Wisenheimer Book Review by ChristineMM


Title: Wisenheimer: A Childhood Subject to Debate

Author: Mark Oppenheimer

My Star Rating: 3 stars = It’s Okay

My Summary Statement:  I Enjoyed This Memoir About a Gifted Child Who Finds His Niche



I enjoy reading memoir. As a mother of gifted children I was curious to read a memoir about a precocious child who didn’t have a healthy outlet until he started debate club in seventh grade. As a Connecticut native (near New Haven) I was interested also in the part of his story which takes place in that state.


I delayed reading the book as it didn’t immediately grab me but once I finally picked it up to read it, I got into it, and I was hooked. I enjoyed the beginning and middle of the book the most, as is when Oppenheimer reflects most.


 In his early childhood he did not have a great outlet for his high verbal ability and misused his gift to hurt others, the worst being that a false allegation was made. I cringed at what he did, but he was an immature kid without an understanding of the harm he caused (until the police got involved). I therefore was happy to see that being able to begin debate with older kids starting in grade seven helped him find direction and to have a healthy outlet for his gift.


The middle section of the book, about his life and debate in grades 7-12, was detailed about his experiences in the debate team.

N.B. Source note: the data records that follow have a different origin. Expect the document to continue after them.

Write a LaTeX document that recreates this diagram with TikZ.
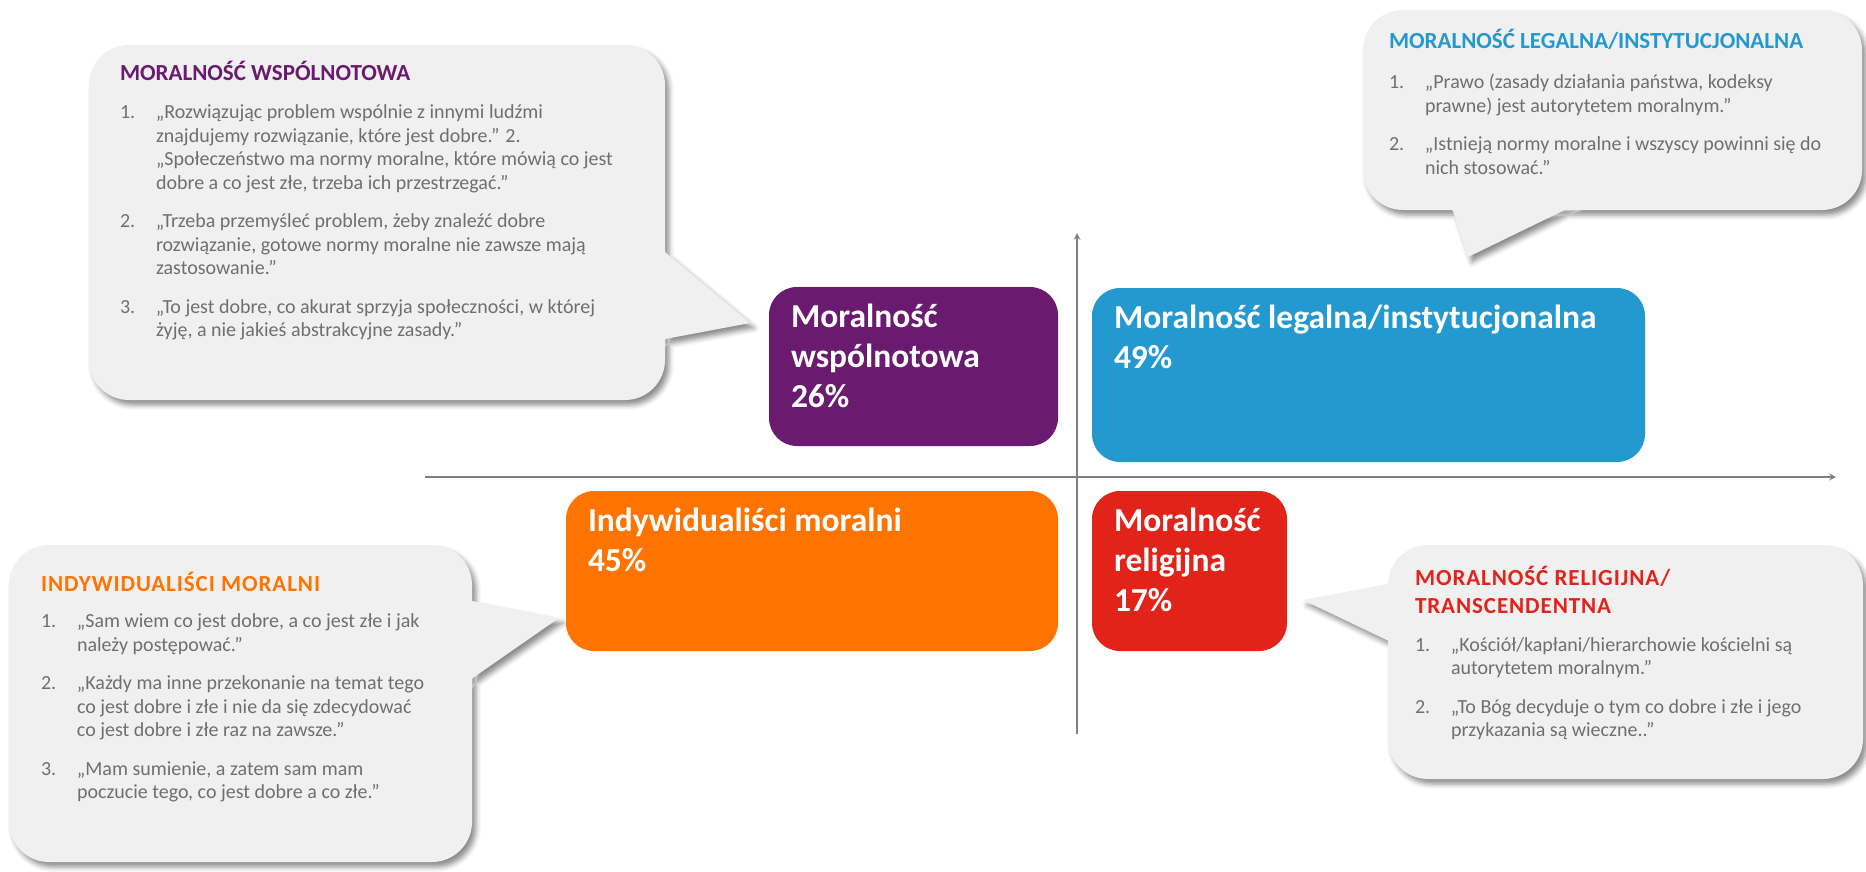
\documentclass[tikz,border=0pt]{standalone}
\usepackage{fontspec}
\setmainfont{Carlito}
\usepackage{tikz}
\usetikzlibrary{positioning,shadows.blur}
\definecolor{wspPurple}{HTML}{6A1B6F}
\definecolor{legBlue}{HTML}{2399D0}
\definecolor{indOrange}{HTML}{FF7300}
\definecolor{relRed}{HTML}{E2231A}
\definecolor{bubbleGray}{HTML}{F0F0F0}
\definecolor{quoteGray}{HTML}{6F6F6F}
\definecolor{axisGray}{HTML}{808080}
\newcommand{\qnum}[1]{\makebox[36pt][l]{#1}}
\newcommand{\qcont}{\hspace*{36pt}}

\begin{document}
\begin{tikzpicture}[x=1pt,y=-1pt]
    \tikzstyle{every node} = [inner sep=0pt, outer sep=0pt]
    \tikzstyle{box} = [rectangle, rounded corners=28pt]
    \tikzstyle{boxlabel} = [text=white, font=\fontsize{33.5}{40}\selectfont\bfseries, align=left, anchor=north west]
    \tikzstyle{bubble} = [fill=bubbleGray, blur shadow={shadow xshift=4pt, shadow yshift=-5pt, shadow blur radius=5pt, shadow opacity=45}]
    \tikzstyle{headline} = [font=\fontsize{23}{28}\selectfont\bfseries, align=left]
    \tikzstyle{wide} = [font=\fontsize{23}{28}\selectfont\bfseries\addfontfeature{LetterSpace=4}]
    \tikzstyle{quotes} = [text=quoteGray, font=\fontsize{20}{23.5}\selectfont, align=left, anchor=north west]
    \useasboundingbox (0,0) rectangle (1866,872);

    % speech bubbles
    \path[bubble] [rounded corners=40pt] (89,45) rectangle (665,400)
        [sharp corners] (660,248) -- (660,340) -- (750,323) -- cycle;
    \path[bubble] [rounded corners=40pt] (1363,10) rectangle (1862,210)
        [sharp corners] (1451,205) -- (1468,257) -- (1575,205) -- cycle;
    \path[bubble] [rounded corners=40pt] (9,545) rectangle (472,862)
        [sharp corners] (467,600) -- (467,682) -- (559,618) -- cycle;
    \path[bubble] [rounded corners=40pt] (1388,545) rectangle (1863,779)
        [sharp corners] (1393,583) -- (1303,600) -- (1393,643) -- cycle;

    % axes
    \coordinate (xStart) at (425,477);
    \coordinate (xEnd) at (1836,477);
    \coordinate (yStart) at (1077,734);
    \coordinate (yEnd) at (1077,233);
    \draw[-stealth, axisGray, line width=2pt] (xStart) -- (xEnd);
    \draw[-stealth, axisGray, line width=2pt] (yStart) -- (yEnd);

    % place nodes
    \node[box, fill=wspPurple, minimum width=289pt, minimum height=159pt] (wspBox) at (913.5,366.5) {};
    \node[box, fill=legBlue, minimum width=553pt, minimum height=174pt] (legBox) at (1368.5,375) {};
    \node[box, fill=indOrange, minimum width=492pt, minimum height=160pt] (indBox) at (812,571) {};
    \node[box, fill=relRed, minimum width=195pt, minimum height=160pt] (relBox) at (1189.5,571) {};

    \node[boxlabel] (wspLabel) at ([xshift=22pt,yshift=-17pt]wspBox.north west) {Moralność\\wspólnotowa\\26\%};
    \node[boxlabel] (legLabel) at ([xshift=22pt,yshift=-17pt]legBox.north west) {Moralność legalna/instytucjonalna\\49\%};
    \node[boxlabel] (indLabel) at ([xshift=22pt,yshift=-17pt]indBox.north west) {Indywidualiści moralni\\45\%};
    \node[boxlabel] (relLabel) at ([xshift=22pt,yshift=-17pt]relBox.north west) {Moralność\\religijna\\17\%};

    % bubble texts
    \node[headline, text=wspPurple, anchor=base west] (wspHead) at (120,80.5) {MORALNOŚĆ WSPÓLNOTOWA};
    \node[quotes, below=24pt of wspHead.south west, anchor=north west] (wspQuotes) {%
        \qnum{1.}„Rozwiązując problem wspólnie z innymi ludźmi\\
        \qcont znajdujemy rozwiązanie, które jest dobre.” 2.\\
        \qcont „Społeczeństwo ma normy moralne, które mówią co jest\\
        \qcont dobre a co jest złe, trzeba ich przestrzegać.”\\[15pt]
        \qnum{2.}„Trzeba przemyśleć problem, żeby znaleźć dobre\\
        \qcont rozwiązanie, gotowe normy moralne nie zawsze mają\\
        \qcont zastosowanie.”\\[15pt]
        \qnum{3.}„To jest dobre, co akurat sprzyja społeczności, w której\\
        \qcont żyję, a nie jakieś abstrakcyjne zasady.”};

    \node[headline, text=legBlue, anchor=base west] (legHead) at (1389,49) {MORALNOŚĆ LEGALNA/INSTYTUCJONALNA};
    \node[quotes, below=24pt of legHead.south west, anchor=north west] (legQuotes) {%
        \qnum{1.}„Prawo (zasady działania państwa, kodeksy\\
        \qcont prawne) jest autorytetem moralnym.”\\[15pt]
        \qnum{2.}„Istnieją normy moralne i wszyscy powinni się do\\
        \qcont nich stosować.”};

    \node[headline, wide, text=indOrange, anchor=base west] (indHead) at (41,591.5) {INDYWIDUALIŚCI MORALNI};
    \node[quotes, below=22pt of indHead.south west, anchor=north west] (indQuotes) {%
        \qnum{1.}„Sam wiem co jest dobre, a co jest złe i jak\\
        \qcont należy postępować.”\\[15pt]
        \qnum{2.}„Każdy ma inne przekonanie na temat tego\\
        \qcont co jest dobre i złe i nie da się zdecydować\\
        \qcont co jest dobre i złe raz na zawsze.”\\[15pt]
        \qnum{3.}„Mam sumienie, a zatem sam mam\\
        \qcont poczucie tego, co jest dobre a co złe.”};

    \node[headline, wide, text=relRed, anchor=north west] (relHead) at (1415,566) {MORALNOŚĆ RELIGIJNA/\\TRANSCENDENTNA};
    \node[quotes, below=24pt of relHead.south west, anchor=north west] (relQuotes) {%
        \qnum{1.}„Kościół/kapłani/hierarchowie kościelni są\\
        \qcont autorytetem moralnym.”\\[15pt]
        \qnum{2.}„To Bóg decyduje o tym co dobre i złe i jego\\
        \qcont przykazania są wieczne..”};
\end{tikzpicture}
\end{document}
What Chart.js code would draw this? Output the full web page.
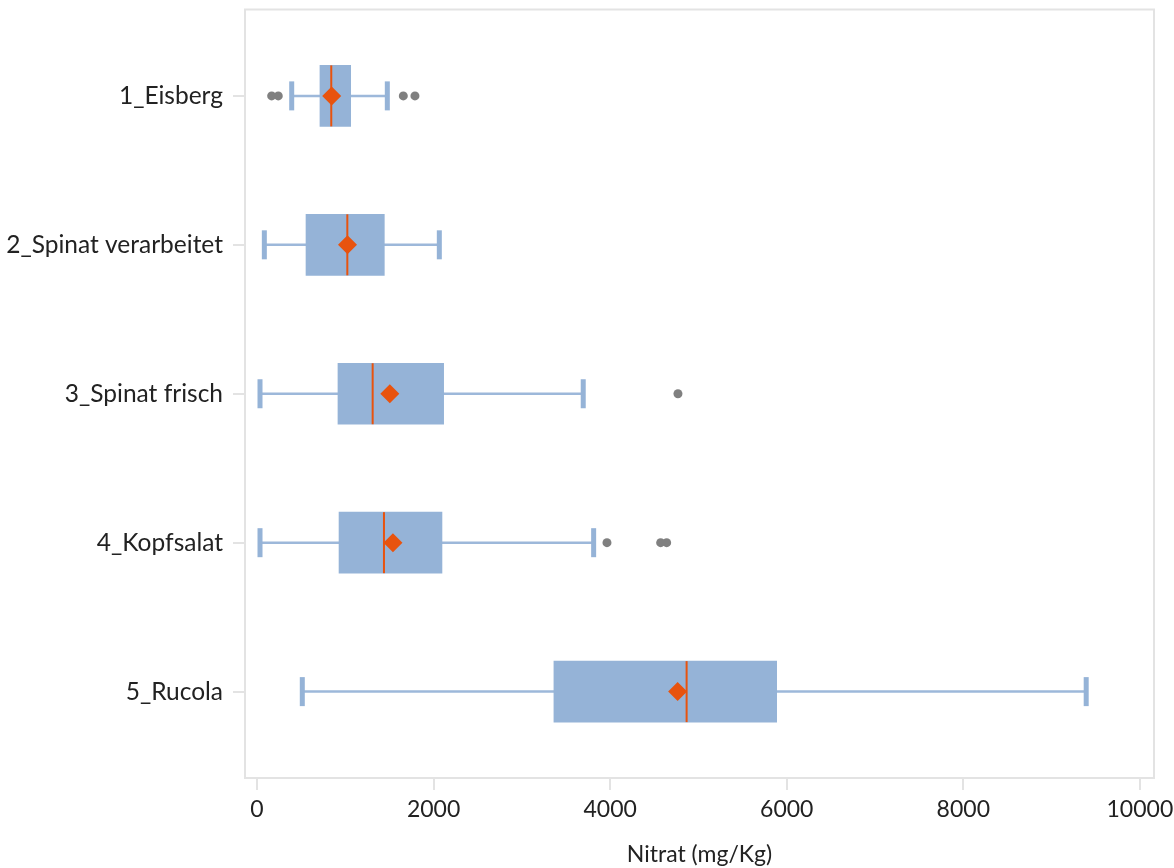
<!DOCTYPE html>
<html>
<head>
<meta charset="utf-8">
<script src="https://cdn.jsdelivr.net/npm/chart.js@4/dist/chart.umd.min.js"></script>
<style>
  html, body { margin: 0; padding: 0; background: #fff; }
  #wrap { width: 1174px; height: 868px; }
</style>
</head>
<body>
<div id="wrap"><canvas id="grafico"></canvas></div>
<script>
// Werte (Nitrat in mg/Kg)
const kategorien = ["1_Eisberg", "2_Spinat verarbeitet", "3_Spinat frisch", "4_Kopfsalat", "5_Rucola"];
const whiskerMin = [393, 83, 34, 34, 513];
const quartil1   = [713, 555, 917, 929, 3363];
const median     = [841, 1023, 1310, 1438, 4866];
const quartil3   = [1061, 1442, 2114, 2095, 5886];
const whiskerMax = [1476, 2065, 3695, 3813, 9392];
const mittelwert = [846, 1025, 1504, 1540, 4764];
const ausreisser = [[166, 241, 1657, 1789], [], [4768], [3964, 4572, 4640], []];
const xTicks = [0, 2000, 4000, 6000, 8000, 10000];

const BLAU = "#95b3d7";
const ORANGE = "#e8530e";
const GRAU = "#808080";
const RAHMEN = "#e3e3e3";
const schrift = "Lato, 'Noto Sans', sans-serif";

// y = Position 1..5 (von oben nach unten)
const pos = kategorien.map((_, i) => i + 1);

const boxDaten = pos.map((y, i) => ({ x: [quartil1[i], quartil3[i]], y }));
const mittelDaten = pos.map((y, i) => ({ x: mittelwert[i], y }));
const ausreisserDaten = [];
ausreisser.forEach((liste, i) => liste.forEach(v => ausreisserDaten.push({ x: v, y: pos[i] })));

// Rahmen um den Plotbereich
const rahmen = {
  id: "rahmen",
  beforeDatasetsDraw(chart) {
    const { ctx, chartArea: a } = chart;
    ctx.save();
    ctx.strokeStyle = RAHMEN;
    ctx.lineWidth = 2;
    ctx.strokeRect(a.left, a.top, a.right - a.left, a.bottom - a.top);
    ctx.restore();
  },
};

// Whisker + Median, direkt vor/nach den Boxen gezeichnet
const whisker = {
  id: "whisker",
  beforeDatasetDraw(chart, args) {
    if (args.index !== 0) return;
    const { ctx, scales: { x, y } } = chart;
    ctx.save();
    ctx.strokeStyle = "#9db8da";
    ctx.lineWidth = 2.5;
    pos.forEach((p, i) => {
      const py = y.getPixelForValue(p);
      ctx.beginPath();
      ctx.moveTo(x.getPixelForValue(whiskerMin[i]), py);
      ctx.lineTo(x.getPixelForValue(whiskerMax[i]), py);
      ctx.stroke();
    });
    ctx.restore();
  },
  afterDatasetDraw(chart, args) {
    if (args.index !== 0) return;
    const { ctx, scales: { x, y } } = chart;
    ctx.save();
    pos.forEach((p, i) => {
      const py = y.getPixelForValue(p);
      ctx.fillStyle = BLAU;
      [whiskerMin[i], whiskerMax[i]].forEach(v => {
        const px = x.getPixelForValue(v);
        ctx.fillRect(px - 2.5, py - 14.5, 5, 29);
      });
      ctx.strokeStyle = ORANGE;
      ctx.lineWidth = 2;
      const mx = x.getPixelForValue(median[i]);
      ctx.beginPath();
      ctx.moveTo(mx, py - 30.5);
      ctx.lineTo(mx, py + 30.5);
      ctx.stroke();
    });
    ctx.restore();
  },
};

new Chart(document.getElementById("grafico"), {
  type: "bar",
  data: {
    datasets: [
      {
        type: "bar",
        indexAxis: "y",
        data: boxDaten,
        backgroundColor: BLAU,
        borderWidth: 0,
        barThickness: 61,
        order: 3,
      },
      {
        type: "scatter",
        data: ausreisserDaten,
        pointStyle: "circle",
        pointRadius: 4.5,
        backgroundColor: GRAU,
        borderWidth: 0,
        order: 2,
      },
      {
        type: "scatter",
        data: mittelDaten,
        pointStyle: "rectRot",
        pointRadius: 9.5,
        backgroundColor: ORANGE,
        borderWidth: 0,
        order: 1,
      },
    ],
  },
  options: {
    responsive: true,
    maintainAspectRatio: false,
    animation: false,
    layout: { padding: { top: 7, right: 20, left: 0, bottom: 0 } },
    plugins: { legend: { display: false }, tooltip: { enabled: false } },
    scales: {
      x: {
        type: "linear",
        offset: false,
        min: -136,
        max: 10160,
        afterBuildTicks: s => { s.ticks = xTicks.map(v => ({ value: v })); },
        afterFit: s => { s.height = 90; s.paddingLeft = 0; s.paddingRight = 0; },
        grid: { offset: false, drawOnChartArea: false, drawTicks: true, tickLength: 12, color: RAHMEN, lineWidth: 2 },
        border: { display: false },
        ticks: {
          color: "#222",
          font: { family: schrift, size: 23 },
          padding: 6,
          maxRotation: 0,
          callback: v => String(v),
        },
        title: {
          display: true,
          text: "Nitrat (mg/Kg)",
          color: "#222",
          font: { family: schrift, size: 23 },
          padding: { top: 0, bottom: 0 },
        },
      },
      y: {
        type: "linear",
        offset: false,
        reverse: true,
        min: 0.42,
        max: 5.58,
        afterBuildTicks: s => { s.ticks = pos.map(v => ({ value: v })); },
        afterFit: s => { s.width = 245; s.paddingTop = 0; s.paddingBottom = 0; },
        grid: { offset: false, drawOnChartArea: false, drawTicks: true, tickLength: 12, color: RAHMEN, lineWidth: 2 },
        border: { display: false },
        ticks: {
          color: "#222",
          font: { family: schrift, size: 24.5 },
          padding: 10,
          callback: v => kategorien[v - 1] || "",
        },
      },
    },
  },
  plugins: [rahmen, whisker],
});
</script>
</body>
</html>
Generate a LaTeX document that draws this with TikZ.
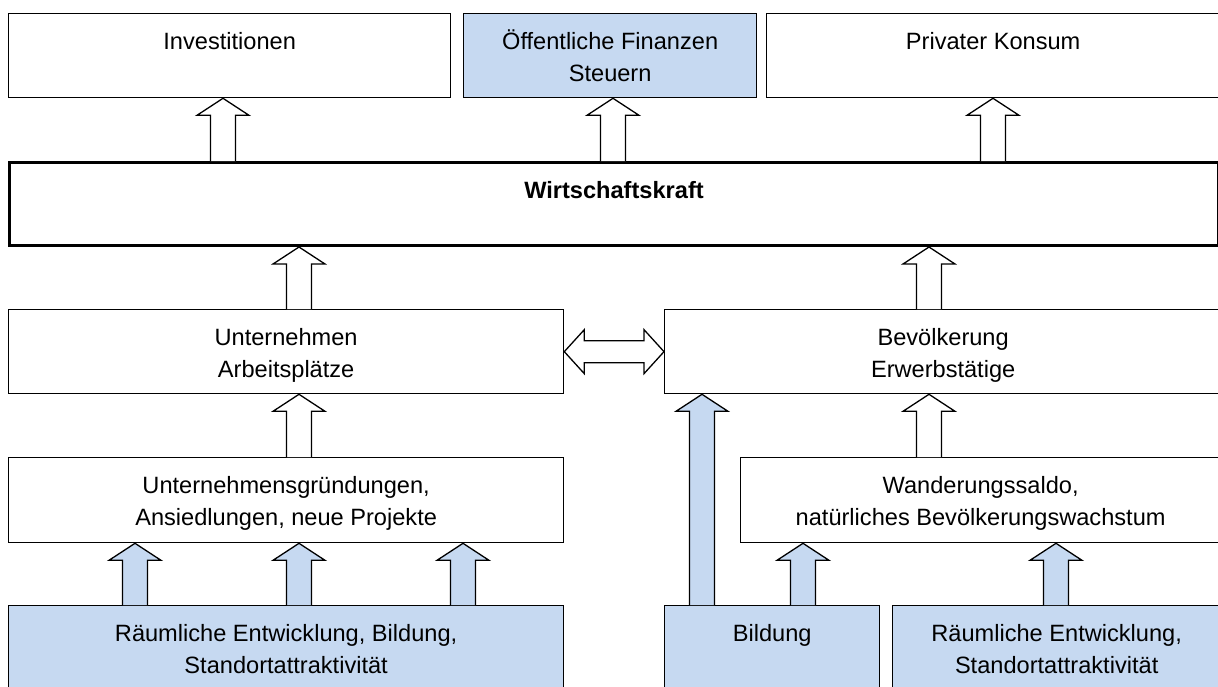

Honestly I was doubtful of some of this content as there were whole speeches recounted and he never said he had a photographic memory. If he had copies of the speeches or video footage I wish he would have mentioned that because I started to wonder if this could really be accurate. Who remembers someone else’s speech word for word? Was it creative license with memoir writing? We readers don’t know.


The book wraps up with his college experience at Yale. In this section he gets back to being reflective and the college debate team years were not a blow by blow recount. I liked that he shifted to a more typical memoir where the author looks back and shares wisdom rather than just recounting facts.


I hated the "joke" on page 181, for the record. I don't mind the sexual references here and there but that was much too detailed, and low-brow, to boot. I wish it was edited out, because it was gross and demeaning to women.


Oppenheimer is an academic but his writing style in this memoir is colloquial and it is a very easy read.


I enjoyed the book despite my not being involved or interested in debate in my family’s life.


I would have rated this 3.5 stars if it was possible; I’ll rate it 3 stars = It’s Okay.

Disclosure: I received a review copy of this book from Amazon.com's Vine program for the purpose of reviewing it on Amazon.com. I was not under obligation to blog it or to review it favorably. I was not paid to review it.